Certainly, the discipline and self-control that the Christian life encouraged in him have proven beneficial. After he married my mom at 25, Dad went on to get a bachelor’s and master’s degree in engineering, to which he recently added a Ph.D. If you count their happy, 34-year marriage, that’s at least four major accomplishment that all require significant, short-term self-denial in service of long-term goals.
But in some ways I think of my dad as weak man who’s done many things requiring strength not because he was or thought himself to be strong, but because he went out every day and tried to be obedient to God and his responsibilities that day.
Maybe it’s like he’s a man who’s been walking a tight rope across a river for several decades. The people who come to see him might ooh and ah at his experience and surefootedness, but if they stood close enough to watch him get on the rope each day, they’d hear the words of someone attempting it for the first time.
“I want to cross,” he’d say. “I believe I can, and I hope I will, but I can’t say for certain I shall, so I’m just going to do my best and move my feet one step at a time.”
I think it’s the faithful power of Jesus in him that’s produced a life of such consistency, but that has prevailed because of Dad’s humble, constant acknowledgment of his own frailty and need for God. A man more confident in his own strength and resolve would be too proud to depend so greatly on his savior … and would have probably taken a lot more dunks in the river.
But it isn’t just my dad’s life that gives me hope in the power of God to make a difference. I can think of other friends I’ve known who are now quite different people than when I first met them. The cause was not always conversion, exactly; sometimes they just started to take God more seriously.

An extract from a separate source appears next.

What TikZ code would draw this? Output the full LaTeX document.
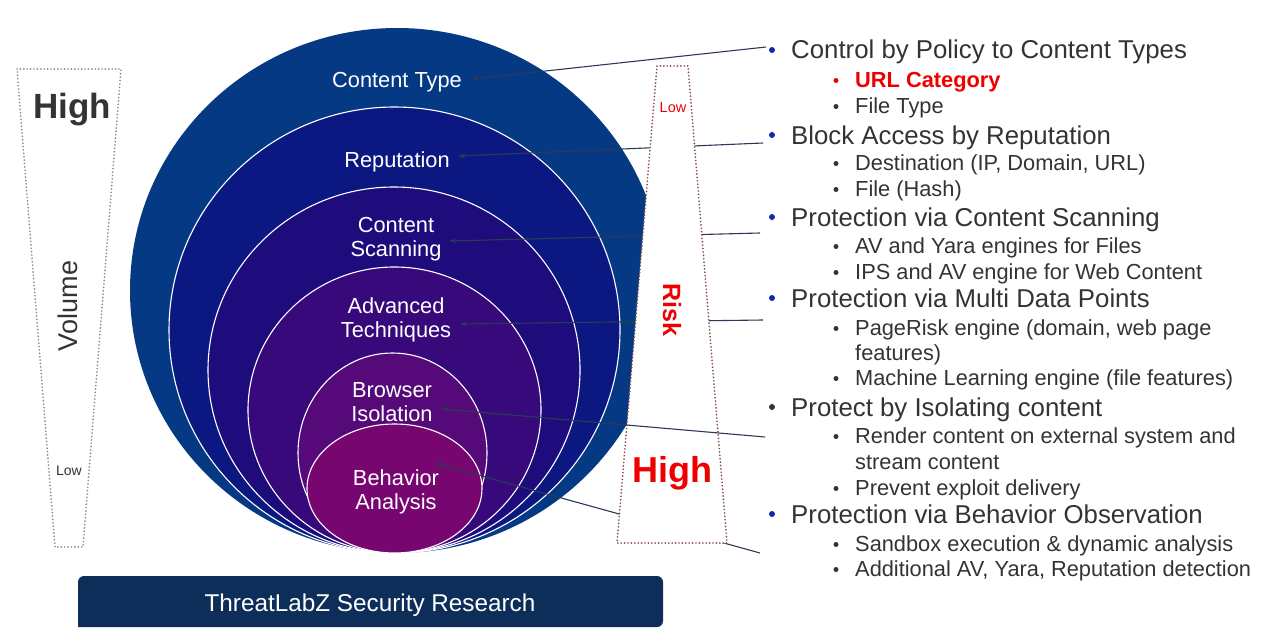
\documentclass[tikz,border=0pt]{standalone}
\usepackage{fontspec}
\setmainfont{Liberation Sans}
\usetikzlibrary{arrows.meta}

% ring colours, outermost to innermost
\definecolor{ringA}{HTML}{053984}
\definecolor{ringB}{HTML}{0C1882}
\definecolor{ringC}{HTML}{1E0B7C}
\definecolor{ringD}{HTML}{38097A}
\definecolor{ringE}{HTML}{560A7A}
\definecolor{ringF}{HTML}{780670}
\definecolor{txtgray}{HTML}{333333}
\definecolor{bulblue}{HTML}{1428A8}
\definecolor{linec}{HTML}{2B3A55}
\definecolor{banner}{HTML}{0E2E5A}
\definecolor{volgray}{HTML}{8C8C8C}
\definecolor{riskdot}{HTML}{845050}
\definecolor{hired}{HTML}{EE0000}

\begin{document}
\begin{tikzpicture}[x=1pt,y=-1pt,
  ringedge/.style={draw=white, line width=1.1pt},
  ringlab/.style={text=white, font=\fontsize{21.8}{24}\selectfont, align=center, inner sep=0pt},
  mainitem/.style={anchor=base west, text=txtgray, font=\fontsize{25.8}{30}\selectfont, inner sep=0pt},
  subitem/.style={anchor=base west, text=txtgray, font=\fontsize{21.8}{25}\selectfont, inner sep=0pt},
  mbul/.style={circle, fill=bulblue, inner sep=0pt, minimum size=6pt},
  sbul/.style={circle, fill=txtgray, inner sep=0pt, minimum size=5pt},
  conn/.style={draw=linec, line width=1.1pt, -{Stealth[length=7pt,width=5pt]}},
  dotline/.style={line width=1.9pt, line cap=round, dash pattern=on 0pt off 3.4pt},
]
\useasboundingbox (0,0) rectangle (1271,634);

% nested rings, all touching at the bottom
\fill[ringA] (397,290.5) ellipse [x radius=267pt, y radius=262.5pt];
\filldraw[fill=ringB, ringedge] (394.5,330) ellipse [x radius=225.5pt, y radius=223pt];
\filldraw[fill=ringC, ringedge] (394,370) ellipse [x radius=186pt, y radius=183pt];
\filldraw[fill=ringD, ringedge] (394.5,410) ellipse [x radius=146.5pt, y radius=143pt];
\filldraw[fill=ringE, ringedge] (392.5,453) ellipse [x radius=94.5pt, y radius=100pt];
\filldraw[fill=ringF, ringedge] (394.5,488.5) ellipse [x radius=87.5pt, y radius=64.5pt];

% ring labels
\node[ringlab, anchor=base] (ctype) at (397,88) {Content Type};
\node[ringlab, anchor=base] (reput) at (397,167) {Reputation};
\node[ringlab] (cscan) at (396,239.5) {Content\\Scanning};
\node[ringlab] (advt) at (396,319.5) {Advanced\\Techniques};
\node[ringlab] (brow) at (392,402) {Browser\\Isolation};
\node[ringlab] (behav) at (396,492) {Behavior\\Analysis};

% connector ends
\coordinate (e1) at (766,47);   \coordinate (t1) at (472,79);
\coordinate (e2) at (763,143);  \coordinate (t2) at (458,156);
\coordinate (e3) at (760,233);  \coordinate (t3) at (449,241);
\coordinate (e4) at (763,320);  \coordinate (t4) at (460,324);
\coordinate (e5) at (765,437);  \coordinate (t5) at (442,409);
\coordinate (e6) at (760,553);  \coordinate (t6) at (435,463);

% connectors passing behind the risk gauge
\draw[conn] (e1) -- (t1);
\draw[conn] (e2) -- (t2);
\draw[conn] (e3) -- (t3);
\draw[conn] (e4) -- (t4);
\draw[conn] (e6) -- (t6);

% risk gauge
\filldraw[fill=white, draw=riskdot, dotline] (657,66) -- (688,66) -- (727,543) -- (617,543) -- cycle;
\node[text=hired, font=\fontsize{14.5}{16}\selectfont, inner sep=0pt] (risklow) at (673,108) {Low};
\node[text=hired, font=\bfseries\fontsize{25}{28}\selectfont, rotate=-90, inner sep=0pt] (risk) at (672,310) {Risk};
\node[text=hired, font=\bfseries\fontsize{36}{40}\selectfont, anchor=base, inner sep=0pt] (riskhigh) at (672,482) {High};

% connector drawn over the gauge
\draw[conn] (e5) -- (t5);

% volume gauge
\draw[draw=volgray, dotline] (17,69) -- (121,69) -- (83,547) -- (55,547) -- cycle;
\node[text=txtgray, font=\bfseries\fontsize{35}{40}\selectfont, anchor=base, inner sep=0pt] (volhigh) at (72,118) {High};
\node[text=txtgray, font=\fontsize{27}{30}\selectfont, rotate=90, inner sep=0pt] (vol) at (68,306) {Volume};
\node[text=txtgray, font=\fontsize{14}{16}\selectfont, inner sep=0pt] (vollow) at (69,471) {Low};

% list of protections
\node[mbul] (b1) at (772,50) {};
\node[mainitem] (m1) at (791,59) {Control by Policy to Content Types};
\node[sbul, fill=hired] (b1a) at (836,80.5) {};
\node[subitem, text=hired, font=\bfseries\fontsize{21.8}{25}\selectfont] (s1a) at (855,87) {URL Category};
\node[sbul] (b1b) at (836,106.5) {};
\node[subitem] (s1b) at (855,113) {File Type};

\node[mbul] (b2) at (772,135) {};
\node[mainitem] (m2) at (791,144) {Block Access by Reputation};
\node[sbul] (b2a) at (836,163.5) {};
\node[subitem] (s2a) at (855,170) {Destination (IP, Domain, URL)};
\node[sbul] (b2b) at (836,189.5) {};
\node[subitem] (s2b) at (855,196) {File (Hash)};

\node[mbul] (b3) at (772,217) {};
\node[mainitem] (m3) at (791,226) {Protection via Content Scanning};
\node[sbul] (b3a) at (836,246.5) {};
\node[subitem] (s3a) at (855,253) {AV and Yara engines for Files};
\node[sbul] (b3b) at (836,272.5) {};
\node[subitem] (s3b) at (855,279) {IPS and AV engine for Web Content};

\node[mbul] (b4) at (772,298) {};
\node[mainitem] (m4) at (791,307) {Protection via Multi Data Points};
\node[sbul] (b4a) at (836,328.5) {};
\node[subitem] (s4a) at (855,335) {PageRisk engine (domain, web page};
\node[subitem] (s4a2) at (855,360) {features)};
\node[sbul] (b4b) at (836,378.5) {};
\node[subitem] (s4b) at (855,385) {Machine Learning engine (file features)};

\node[mbul, fill=txtgray] (b5) at (772,407) {};
\node[mainitem] (m5) at (791,416) {Protect by Isolating content};
\node[sbul] (b5a) at (836,436.5) {};
\node[subitem] (s5a) at (855,443) {Render content on external system and};
\node[subitem] (s5a2) at (855,469) {stream content};
\node[sbul] (b5b) at (836,488.5) {};
\node[subitem] (s5b) at (855,495) {Prevent exploit delivery};

\node[mbul] (b6) at (772,514) {};
\node[mainitem] (m6) at (791,523) {Protection via Behavior Observation};
\node[sbul] (b6a) at (836,544.5) {};
\node[subitem] (s6a) at (855,551) {Sandbox execution \& dynamic analysis};
\node[sbul] (b6b) at (836,569.5) {};
\node[subitem] (s6b) at (855,576) {Additional AV, Yara, Reputation detection};

% research banner
\fill[banner, rounded corners=6pt] (78,627) -- (78,576) -- (663,576) -- (663,627) [sharp corners] -- cycle;
\node[text=white, font=\fontsize{24.3}{26}\selectfont, anchor=base, inner sep=0pt] (bannertxt) at (370,611) {ThreatLabZ Security Research};
\end{tikzpicture}
\end{document}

There are things that happen only when you give up your right to say, “yes, but” and start just saying “yes” to God. I can think of many moments past where everything hung on my willingness to give up what He was calling me to sacrifice. It was often something quite small in an objective sense, but because of what I truly worshiped, that small thing had become ultimate.
More recently, though, I’ve had chances to say “yes” not to a sacrifice but an opportunity. One night last November, I got an idea to organize a Valentine’s day of prayer for the men who buy sex: Pray for the Johns Day. The main work to be done was clearly pretty quickly. But would I do it?
A part of me was hesitant. I’ve had ideas before, some of which I even pursued, but often those attempts came to nothing. To pray for the johns is to ask for transformation on a very large scale indeed. We’re asking not just that God turn men from their sin and bring repentance, but that He transform them into men who take up what good works God may yet have for them to do.
At the very least, to ask that risks disappointment. And yet, I think such a prayer is to take the heart of the gospel seriously. The Bible says sin cut off man’s life-sustaining connection to God, without which we become increasingly monstrous (as Matt describes so creatively in his book), and the world around us overgrown and menacing. Jesus came so that we could be rehumanized and the whole creation restored to God’s good purpose for it. If that’s true, then transforming lives is a central part of the plan. That change may not come easily or quickly — as in the case of Matt’s friend, the vampire — but it’s possible.
So if you have five minutes or ten or even a lunch break free this Valentine’s Day, would you consider praying for the johns with me?